The dirt track to Conset Bay narrows until you're certain you've taken a wrong turn, then suddenly the land drops away and you're staring at a horseshoe of pale sand wrapped by eroded cliffs. The Atlantic arrives here in long, powerful lines that detonate against rocks with percussive booms you feel in your sternum. Sea birds wheel overhead, their cries sharp against the wind.
“The combination of towering cliffs and complete isolation makes you feel like the first person to discover this stretch of coast.”
Tropical beach hammock between palms
This is not a swimming beach—the undertow could pull you to Senegal. But if you're hunting drama and solitude, few places on Barbados deliver with such ferocity. The cliffs bear the scars of centuries: caves hollowed by waves, overhangs where land has surrendered to water, stratified rock faces that geology students would mortgage their gear to examine. During winter months, the spray reaches so high it salts the grass growing on the clifftops.

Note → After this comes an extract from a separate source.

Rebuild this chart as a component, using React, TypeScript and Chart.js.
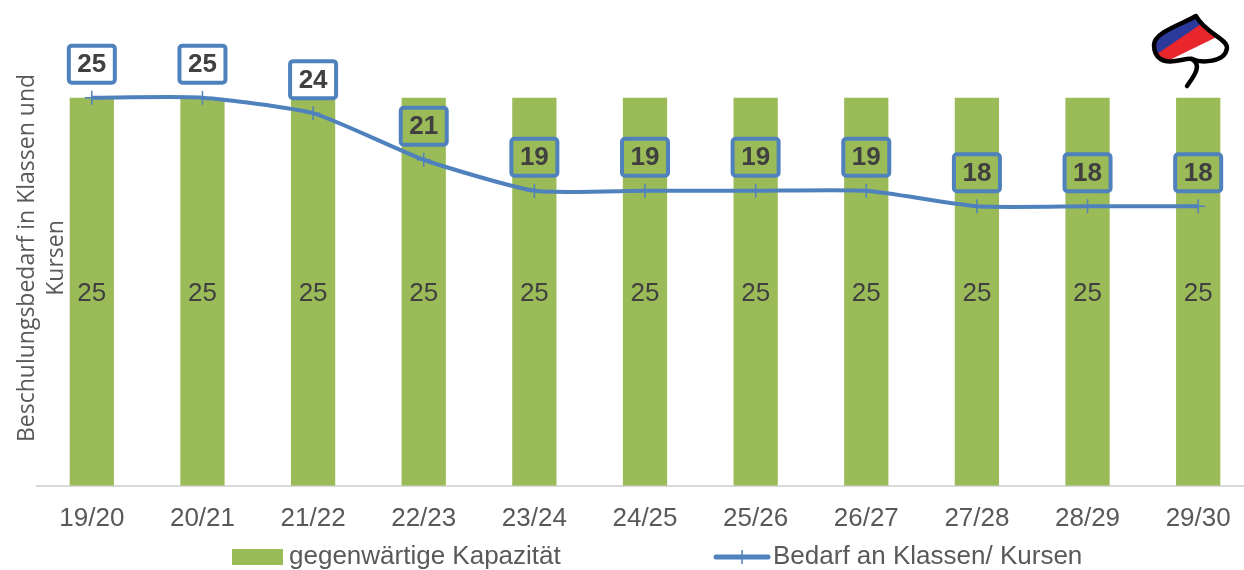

Bring your camera and patience. Light shifts constantly here as clouds race overhead, turning the water from steel gray to cobalt in moments. Fishing boats occasionally bob in the distance, tiny against the horizon. By late afternoon, when the sun breaks through and illuminates the cliff faces in horizontal gold, you might encounter one or two other souls, equally stunned into silence by a coastline that refuses compromise.